Monday, March 9, 2015

On Being Lonely but Brave

Call me naive, but I didn't expect the transition to New York to be this hard. In fact, I thought I'd be settled now, that I wouldn't miss my mom so much, that I'd feel like I have friends here, the kind of friends that became my family at Campbell.

But today marks 7 months since I landed here in New York City, and I spent most of Saturday night crying, and have spent pretty much every free moment since feeling like I want to.

I didn't expect to still miss my mom this much.

I didn't expect to be SO happy to be here and feel so out of place at the same time.

I didn't expect to know this is where I'm supposed to be and question what I'm doing here at the same time.

Don't worry, I'm not going anywhere. You know I'm not one for giving up and throwing in the towel. I'm just lonely. I can go from feeling like normal and like I belong right where I am one second to loneliness and homesickness hitting me like a tidal wave the next.

This is why I was up on the phone so late with Mom Saturday night. I was crying, and I needed someone to process everything in my head and give me some perspective who would mind me calling them at midnight. Sometimes moms really can make everything better, you know?

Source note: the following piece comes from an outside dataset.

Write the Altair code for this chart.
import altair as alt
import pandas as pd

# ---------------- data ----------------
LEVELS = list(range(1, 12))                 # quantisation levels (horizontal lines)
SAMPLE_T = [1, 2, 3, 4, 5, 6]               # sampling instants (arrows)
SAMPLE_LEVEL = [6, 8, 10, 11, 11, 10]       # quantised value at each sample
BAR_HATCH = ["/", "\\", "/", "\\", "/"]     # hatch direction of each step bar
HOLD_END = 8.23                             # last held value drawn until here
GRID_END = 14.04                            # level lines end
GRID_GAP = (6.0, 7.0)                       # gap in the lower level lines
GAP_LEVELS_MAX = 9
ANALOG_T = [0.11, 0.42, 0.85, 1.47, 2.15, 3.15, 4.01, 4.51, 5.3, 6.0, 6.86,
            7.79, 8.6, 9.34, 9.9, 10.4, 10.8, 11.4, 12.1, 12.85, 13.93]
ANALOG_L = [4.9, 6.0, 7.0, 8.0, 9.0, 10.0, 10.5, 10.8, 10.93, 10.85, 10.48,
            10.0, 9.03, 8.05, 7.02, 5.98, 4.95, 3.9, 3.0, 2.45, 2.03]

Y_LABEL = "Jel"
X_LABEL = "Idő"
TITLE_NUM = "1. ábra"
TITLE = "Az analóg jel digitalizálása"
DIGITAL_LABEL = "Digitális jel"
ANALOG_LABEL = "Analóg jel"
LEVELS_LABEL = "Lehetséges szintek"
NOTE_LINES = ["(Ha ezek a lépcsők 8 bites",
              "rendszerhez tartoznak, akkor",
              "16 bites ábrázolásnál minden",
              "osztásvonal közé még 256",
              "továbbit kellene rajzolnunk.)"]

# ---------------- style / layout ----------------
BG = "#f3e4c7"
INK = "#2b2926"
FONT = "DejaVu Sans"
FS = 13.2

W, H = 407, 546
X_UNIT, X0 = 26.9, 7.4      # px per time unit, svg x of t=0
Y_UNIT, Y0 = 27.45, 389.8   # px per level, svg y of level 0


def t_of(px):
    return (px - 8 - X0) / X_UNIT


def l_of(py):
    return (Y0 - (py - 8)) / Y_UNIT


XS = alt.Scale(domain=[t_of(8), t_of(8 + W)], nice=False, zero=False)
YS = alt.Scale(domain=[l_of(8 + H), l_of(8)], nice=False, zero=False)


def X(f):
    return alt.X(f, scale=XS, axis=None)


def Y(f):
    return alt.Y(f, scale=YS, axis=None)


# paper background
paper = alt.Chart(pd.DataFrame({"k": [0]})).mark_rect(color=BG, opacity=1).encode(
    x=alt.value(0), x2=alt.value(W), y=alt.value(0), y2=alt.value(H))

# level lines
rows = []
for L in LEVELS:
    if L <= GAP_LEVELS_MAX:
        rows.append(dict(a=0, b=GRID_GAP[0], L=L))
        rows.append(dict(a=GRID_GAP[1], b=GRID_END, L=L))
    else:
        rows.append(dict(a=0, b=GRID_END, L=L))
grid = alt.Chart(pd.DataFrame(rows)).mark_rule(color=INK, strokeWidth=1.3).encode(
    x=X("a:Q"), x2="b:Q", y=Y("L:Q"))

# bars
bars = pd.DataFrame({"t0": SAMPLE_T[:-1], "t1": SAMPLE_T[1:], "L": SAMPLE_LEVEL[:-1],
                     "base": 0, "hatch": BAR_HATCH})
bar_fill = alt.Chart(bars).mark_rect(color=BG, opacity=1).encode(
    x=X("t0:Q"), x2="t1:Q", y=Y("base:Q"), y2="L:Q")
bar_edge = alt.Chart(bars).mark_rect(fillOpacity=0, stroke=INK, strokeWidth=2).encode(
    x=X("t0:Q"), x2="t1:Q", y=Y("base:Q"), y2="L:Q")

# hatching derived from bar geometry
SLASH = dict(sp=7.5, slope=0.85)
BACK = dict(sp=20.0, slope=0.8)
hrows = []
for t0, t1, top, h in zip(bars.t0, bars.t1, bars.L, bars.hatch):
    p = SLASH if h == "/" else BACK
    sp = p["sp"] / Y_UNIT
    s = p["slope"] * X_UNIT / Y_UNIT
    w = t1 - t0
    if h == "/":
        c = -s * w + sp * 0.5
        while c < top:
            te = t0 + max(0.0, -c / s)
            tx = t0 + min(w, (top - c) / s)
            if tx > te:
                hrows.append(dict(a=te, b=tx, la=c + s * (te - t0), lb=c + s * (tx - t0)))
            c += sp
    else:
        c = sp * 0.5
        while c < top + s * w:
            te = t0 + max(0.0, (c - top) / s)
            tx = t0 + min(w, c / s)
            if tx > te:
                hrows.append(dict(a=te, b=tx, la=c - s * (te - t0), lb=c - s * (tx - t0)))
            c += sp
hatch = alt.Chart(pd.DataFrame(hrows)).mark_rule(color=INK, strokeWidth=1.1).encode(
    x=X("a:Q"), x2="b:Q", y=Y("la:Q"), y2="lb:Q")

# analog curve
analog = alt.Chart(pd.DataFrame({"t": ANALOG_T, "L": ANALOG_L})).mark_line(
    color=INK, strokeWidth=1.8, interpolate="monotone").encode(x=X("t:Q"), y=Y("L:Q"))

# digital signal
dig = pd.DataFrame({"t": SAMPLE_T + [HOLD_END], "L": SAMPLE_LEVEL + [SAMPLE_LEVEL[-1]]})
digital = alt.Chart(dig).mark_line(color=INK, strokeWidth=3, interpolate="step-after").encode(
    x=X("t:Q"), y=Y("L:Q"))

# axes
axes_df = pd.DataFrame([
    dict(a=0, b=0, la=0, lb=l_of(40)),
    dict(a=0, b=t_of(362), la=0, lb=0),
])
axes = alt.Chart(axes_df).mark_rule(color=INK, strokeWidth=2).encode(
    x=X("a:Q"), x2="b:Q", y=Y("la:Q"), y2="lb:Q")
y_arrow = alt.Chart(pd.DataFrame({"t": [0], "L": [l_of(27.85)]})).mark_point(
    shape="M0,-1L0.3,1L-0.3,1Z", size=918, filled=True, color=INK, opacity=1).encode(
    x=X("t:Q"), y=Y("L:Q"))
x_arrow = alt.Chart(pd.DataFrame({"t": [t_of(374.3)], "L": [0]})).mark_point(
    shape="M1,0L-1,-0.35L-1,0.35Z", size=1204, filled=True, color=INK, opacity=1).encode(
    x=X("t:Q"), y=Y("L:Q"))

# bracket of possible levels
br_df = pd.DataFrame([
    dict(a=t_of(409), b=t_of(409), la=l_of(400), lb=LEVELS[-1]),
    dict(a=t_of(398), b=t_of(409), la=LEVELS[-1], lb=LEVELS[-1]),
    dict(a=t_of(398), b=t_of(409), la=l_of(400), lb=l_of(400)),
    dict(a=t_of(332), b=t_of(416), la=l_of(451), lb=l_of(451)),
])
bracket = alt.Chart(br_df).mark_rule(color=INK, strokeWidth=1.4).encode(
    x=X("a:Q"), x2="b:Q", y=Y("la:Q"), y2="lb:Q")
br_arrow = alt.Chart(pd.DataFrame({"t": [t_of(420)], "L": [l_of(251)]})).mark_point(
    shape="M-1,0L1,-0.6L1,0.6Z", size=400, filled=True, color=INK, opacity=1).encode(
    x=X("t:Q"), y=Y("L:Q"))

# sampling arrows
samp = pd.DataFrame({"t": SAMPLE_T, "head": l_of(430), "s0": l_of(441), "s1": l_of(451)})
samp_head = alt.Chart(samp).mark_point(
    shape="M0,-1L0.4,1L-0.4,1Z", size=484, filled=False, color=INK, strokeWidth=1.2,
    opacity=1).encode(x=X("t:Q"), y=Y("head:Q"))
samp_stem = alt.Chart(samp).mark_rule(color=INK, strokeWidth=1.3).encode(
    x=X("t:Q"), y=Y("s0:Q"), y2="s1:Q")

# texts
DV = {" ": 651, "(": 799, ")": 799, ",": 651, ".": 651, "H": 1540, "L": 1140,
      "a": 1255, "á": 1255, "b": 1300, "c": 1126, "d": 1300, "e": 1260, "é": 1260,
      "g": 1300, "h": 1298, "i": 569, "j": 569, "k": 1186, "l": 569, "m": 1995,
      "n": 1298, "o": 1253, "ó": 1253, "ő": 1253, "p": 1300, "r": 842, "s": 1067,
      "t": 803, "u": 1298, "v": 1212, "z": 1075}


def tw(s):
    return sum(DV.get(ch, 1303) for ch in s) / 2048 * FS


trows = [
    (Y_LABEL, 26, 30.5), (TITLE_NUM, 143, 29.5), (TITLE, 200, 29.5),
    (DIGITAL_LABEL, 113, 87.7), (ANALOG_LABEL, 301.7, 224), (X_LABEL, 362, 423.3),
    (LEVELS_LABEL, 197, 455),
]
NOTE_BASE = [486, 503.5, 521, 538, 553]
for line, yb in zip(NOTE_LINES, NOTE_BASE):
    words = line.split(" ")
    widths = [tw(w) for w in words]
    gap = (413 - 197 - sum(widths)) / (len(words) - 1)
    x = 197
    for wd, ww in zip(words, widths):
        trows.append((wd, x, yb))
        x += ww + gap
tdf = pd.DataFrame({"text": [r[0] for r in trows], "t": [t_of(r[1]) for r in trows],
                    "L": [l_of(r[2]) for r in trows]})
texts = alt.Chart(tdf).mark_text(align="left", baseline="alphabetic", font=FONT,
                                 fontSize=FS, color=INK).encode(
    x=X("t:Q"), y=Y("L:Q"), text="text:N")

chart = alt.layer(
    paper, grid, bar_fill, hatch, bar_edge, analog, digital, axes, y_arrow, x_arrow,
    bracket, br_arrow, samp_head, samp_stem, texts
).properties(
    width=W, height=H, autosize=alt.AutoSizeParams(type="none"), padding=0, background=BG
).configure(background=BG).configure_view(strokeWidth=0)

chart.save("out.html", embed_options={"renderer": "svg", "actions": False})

She reminded me that I was just as excited, if not more thanks to the brain surgeries and all the high school bullying, to get to Campbell from Swansboro as I was to move to New York, and it wasn't until my last two years there that I felt like I had a solid group of friends. She reminded me that I called her crying more days than not my first semester. She reminded me that the bigger a city is, the more crowded and isolated it feels because you have less time with people because the people are busier. She reminded me that I have my church family (I reminded her that it's not that they're not incredible people, I just only get to see them for a couple hours once a week so I don't feel super close to them yet). She reminded me that I'm in a different world now, that this is a stepping stone between college and career, so it's possible that I may not feel totally settled until I have a full-time job that's actually in my field, but that's okay because there are only fourteen months until I graduate and can get that security.

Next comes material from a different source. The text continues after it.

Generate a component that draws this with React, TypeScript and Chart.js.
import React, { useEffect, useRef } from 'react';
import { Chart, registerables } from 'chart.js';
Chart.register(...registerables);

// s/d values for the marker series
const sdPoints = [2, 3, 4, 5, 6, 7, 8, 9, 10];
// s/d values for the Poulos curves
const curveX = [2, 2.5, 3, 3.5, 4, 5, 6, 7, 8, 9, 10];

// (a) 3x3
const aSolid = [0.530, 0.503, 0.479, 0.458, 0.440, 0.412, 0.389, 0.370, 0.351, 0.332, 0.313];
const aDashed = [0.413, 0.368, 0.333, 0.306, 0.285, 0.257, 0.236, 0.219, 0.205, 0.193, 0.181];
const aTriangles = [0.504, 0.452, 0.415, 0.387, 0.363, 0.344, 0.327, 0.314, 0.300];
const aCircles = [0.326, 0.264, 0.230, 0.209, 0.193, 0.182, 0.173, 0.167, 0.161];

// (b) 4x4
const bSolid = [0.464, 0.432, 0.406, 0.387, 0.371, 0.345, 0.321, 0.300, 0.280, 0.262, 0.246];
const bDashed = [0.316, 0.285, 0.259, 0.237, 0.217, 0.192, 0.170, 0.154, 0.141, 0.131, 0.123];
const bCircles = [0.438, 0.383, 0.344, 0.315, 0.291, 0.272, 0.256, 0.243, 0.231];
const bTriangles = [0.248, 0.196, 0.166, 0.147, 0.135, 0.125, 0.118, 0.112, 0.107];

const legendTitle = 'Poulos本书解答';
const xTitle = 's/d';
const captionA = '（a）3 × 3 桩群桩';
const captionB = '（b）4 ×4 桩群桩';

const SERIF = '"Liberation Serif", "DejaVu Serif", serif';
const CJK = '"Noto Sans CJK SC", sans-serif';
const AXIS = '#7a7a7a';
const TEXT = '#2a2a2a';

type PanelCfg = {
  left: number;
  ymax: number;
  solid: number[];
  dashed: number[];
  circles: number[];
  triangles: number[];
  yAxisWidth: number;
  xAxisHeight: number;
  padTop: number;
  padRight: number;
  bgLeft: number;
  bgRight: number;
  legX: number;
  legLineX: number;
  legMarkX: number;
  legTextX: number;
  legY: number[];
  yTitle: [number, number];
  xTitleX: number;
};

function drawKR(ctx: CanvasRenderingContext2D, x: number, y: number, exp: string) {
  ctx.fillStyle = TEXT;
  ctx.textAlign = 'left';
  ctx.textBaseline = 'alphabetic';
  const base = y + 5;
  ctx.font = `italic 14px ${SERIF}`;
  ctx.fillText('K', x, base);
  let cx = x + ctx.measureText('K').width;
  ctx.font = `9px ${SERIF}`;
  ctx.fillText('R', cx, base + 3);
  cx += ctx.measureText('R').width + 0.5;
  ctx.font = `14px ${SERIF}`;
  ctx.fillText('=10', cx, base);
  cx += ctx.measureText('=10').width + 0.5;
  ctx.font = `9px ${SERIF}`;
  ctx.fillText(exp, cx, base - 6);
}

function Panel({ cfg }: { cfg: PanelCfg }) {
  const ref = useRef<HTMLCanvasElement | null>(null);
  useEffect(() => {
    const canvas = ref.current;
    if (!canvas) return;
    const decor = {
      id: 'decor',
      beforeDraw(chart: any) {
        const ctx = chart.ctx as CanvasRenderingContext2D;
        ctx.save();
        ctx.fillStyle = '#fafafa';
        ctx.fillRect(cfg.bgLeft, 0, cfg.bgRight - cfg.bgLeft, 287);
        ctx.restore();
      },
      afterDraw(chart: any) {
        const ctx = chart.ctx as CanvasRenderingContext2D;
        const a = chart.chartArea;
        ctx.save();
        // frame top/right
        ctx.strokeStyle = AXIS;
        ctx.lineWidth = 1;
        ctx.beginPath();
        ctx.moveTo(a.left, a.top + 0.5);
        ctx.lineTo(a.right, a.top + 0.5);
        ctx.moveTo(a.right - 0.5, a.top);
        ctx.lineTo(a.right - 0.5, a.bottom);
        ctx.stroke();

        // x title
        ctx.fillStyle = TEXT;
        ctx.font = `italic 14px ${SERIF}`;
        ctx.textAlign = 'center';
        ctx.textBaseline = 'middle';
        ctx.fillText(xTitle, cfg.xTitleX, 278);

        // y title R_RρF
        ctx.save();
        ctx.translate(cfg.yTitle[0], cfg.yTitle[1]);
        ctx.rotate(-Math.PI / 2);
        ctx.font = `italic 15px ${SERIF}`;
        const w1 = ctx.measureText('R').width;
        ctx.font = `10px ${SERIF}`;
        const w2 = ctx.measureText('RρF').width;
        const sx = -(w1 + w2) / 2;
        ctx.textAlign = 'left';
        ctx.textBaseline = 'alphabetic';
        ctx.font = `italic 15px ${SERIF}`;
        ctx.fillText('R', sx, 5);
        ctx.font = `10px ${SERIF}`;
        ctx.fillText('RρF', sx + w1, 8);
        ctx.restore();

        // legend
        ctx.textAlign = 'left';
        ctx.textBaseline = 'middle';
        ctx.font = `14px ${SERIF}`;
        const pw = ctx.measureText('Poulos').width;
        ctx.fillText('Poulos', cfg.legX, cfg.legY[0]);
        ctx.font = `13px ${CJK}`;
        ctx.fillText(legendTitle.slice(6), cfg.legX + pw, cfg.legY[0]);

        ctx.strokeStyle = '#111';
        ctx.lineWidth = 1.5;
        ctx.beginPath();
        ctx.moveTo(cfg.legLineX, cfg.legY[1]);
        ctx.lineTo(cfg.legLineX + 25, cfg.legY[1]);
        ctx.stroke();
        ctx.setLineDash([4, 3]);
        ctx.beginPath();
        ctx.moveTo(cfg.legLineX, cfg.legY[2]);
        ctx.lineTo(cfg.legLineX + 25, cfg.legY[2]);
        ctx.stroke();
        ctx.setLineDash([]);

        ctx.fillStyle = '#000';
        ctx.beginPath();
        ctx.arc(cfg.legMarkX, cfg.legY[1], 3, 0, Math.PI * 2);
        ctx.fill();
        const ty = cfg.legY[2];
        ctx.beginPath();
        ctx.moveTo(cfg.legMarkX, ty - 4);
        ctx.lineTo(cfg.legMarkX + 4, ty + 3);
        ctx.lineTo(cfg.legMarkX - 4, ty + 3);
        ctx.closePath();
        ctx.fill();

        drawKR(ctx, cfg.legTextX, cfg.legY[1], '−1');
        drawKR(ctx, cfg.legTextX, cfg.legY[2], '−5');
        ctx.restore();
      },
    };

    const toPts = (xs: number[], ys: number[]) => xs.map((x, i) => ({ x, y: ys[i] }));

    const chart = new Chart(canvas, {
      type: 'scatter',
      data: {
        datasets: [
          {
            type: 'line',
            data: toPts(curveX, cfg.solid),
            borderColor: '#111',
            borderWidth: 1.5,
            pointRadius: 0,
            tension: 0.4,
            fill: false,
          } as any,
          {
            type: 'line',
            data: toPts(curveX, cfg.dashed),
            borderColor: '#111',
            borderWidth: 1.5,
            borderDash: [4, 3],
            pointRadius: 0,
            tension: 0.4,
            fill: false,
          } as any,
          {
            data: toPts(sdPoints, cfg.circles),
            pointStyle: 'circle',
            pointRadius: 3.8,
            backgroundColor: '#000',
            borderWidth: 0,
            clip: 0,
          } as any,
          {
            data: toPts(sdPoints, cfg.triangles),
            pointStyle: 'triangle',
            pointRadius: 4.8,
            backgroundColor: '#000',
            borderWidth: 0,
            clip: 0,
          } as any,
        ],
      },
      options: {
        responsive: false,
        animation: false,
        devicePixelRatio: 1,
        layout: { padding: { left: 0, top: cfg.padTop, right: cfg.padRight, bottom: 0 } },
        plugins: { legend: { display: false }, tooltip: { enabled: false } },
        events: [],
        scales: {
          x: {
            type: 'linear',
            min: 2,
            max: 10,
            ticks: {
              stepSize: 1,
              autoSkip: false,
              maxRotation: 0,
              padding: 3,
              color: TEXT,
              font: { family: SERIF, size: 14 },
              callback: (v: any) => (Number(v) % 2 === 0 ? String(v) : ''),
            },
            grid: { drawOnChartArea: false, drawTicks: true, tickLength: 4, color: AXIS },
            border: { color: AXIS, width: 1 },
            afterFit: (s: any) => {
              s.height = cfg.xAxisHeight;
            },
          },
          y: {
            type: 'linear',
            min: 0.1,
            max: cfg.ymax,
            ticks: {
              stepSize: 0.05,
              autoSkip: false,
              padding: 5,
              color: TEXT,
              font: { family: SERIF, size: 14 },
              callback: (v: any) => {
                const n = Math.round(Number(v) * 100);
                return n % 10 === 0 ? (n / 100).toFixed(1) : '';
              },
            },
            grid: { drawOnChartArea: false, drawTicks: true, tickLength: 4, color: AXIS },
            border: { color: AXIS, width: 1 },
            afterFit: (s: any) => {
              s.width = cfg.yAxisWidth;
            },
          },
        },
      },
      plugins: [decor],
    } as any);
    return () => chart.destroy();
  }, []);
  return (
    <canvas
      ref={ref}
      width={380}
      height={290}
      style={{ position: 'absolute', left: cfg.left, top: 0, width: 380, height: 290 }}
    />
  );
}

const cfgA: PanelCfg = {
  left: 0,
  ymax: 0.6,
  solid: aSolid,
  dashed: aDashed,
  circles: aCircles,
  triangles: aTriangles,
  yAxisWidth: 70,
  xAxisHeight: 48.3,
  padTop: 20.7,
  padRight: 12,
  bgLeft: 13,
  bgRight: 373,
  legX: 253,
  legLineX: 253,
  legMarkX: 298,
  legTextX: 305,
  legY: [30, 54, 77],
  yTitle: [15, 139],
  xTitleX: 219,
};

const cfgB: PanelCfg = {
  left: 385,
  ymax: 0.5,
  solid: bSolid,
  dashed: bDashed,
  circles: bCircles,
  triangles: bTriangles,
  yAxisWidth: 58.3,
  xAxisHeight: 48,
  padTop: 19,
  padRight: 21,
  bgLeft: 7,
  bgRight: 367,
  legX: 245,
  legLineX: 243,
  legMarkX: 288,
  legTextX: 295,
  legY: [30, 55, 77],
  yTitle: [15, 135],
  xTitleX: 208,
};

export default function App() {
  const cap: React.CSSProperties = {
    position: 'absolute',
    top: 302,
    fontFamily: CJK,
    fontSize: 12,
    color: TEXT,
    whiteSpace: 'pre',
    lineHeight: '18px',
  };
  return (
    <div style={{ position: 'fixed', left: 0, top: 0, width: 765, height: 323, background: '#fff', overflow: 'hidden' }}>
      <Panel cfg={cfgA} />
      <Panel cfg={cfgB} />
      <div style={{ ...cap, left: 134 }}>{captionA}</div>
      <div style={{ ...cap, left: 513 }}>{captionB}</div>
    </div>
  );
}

She reminded me I can do anything for fourteen months. Her exact words that followed were, "You survived Swansboro High School for four years, and people were putting you through hell there. You can do this for fourteen months."

And she's right. The timing of all these feelings arising and hitting me so hard has just been weird for me to deal with because I got a letter from my friend Monique, basically the only person from high school other than Matt I have any desire to keep in contact with, at the beginning of last week. We've formed a pen pal friendship of sorts and I love it. Anyway, in that letter, she talked a lot about how brave I am for moving and how she didn't think she could do it and how I make this look so easy and I was just sort of like Whoa now. Hold up. I am not brave. This is terrifying. But while talking to Mom, I mentioned this, and she told me I am totally brave! Because I'm scared but I did this anyway. Because I never back down even when I'm scared, even in situations where I'm hesitant at first. And it reminded me of this quote...

I made the picture thing, but the quote is actually from the book/movie The Princess Diaries. Cheesy movies can be helpful every now and then. :)

So what do you say? Let's keep doing stuff that scares us, even when it's hard. Life is much more fun that way.

post signature


  1. This comment has been removed by the author.

  2. The most growth and the best things in live often happen outside of your comfort zones :) Taking that step is ALWAYS terrifying, but mostly worth it.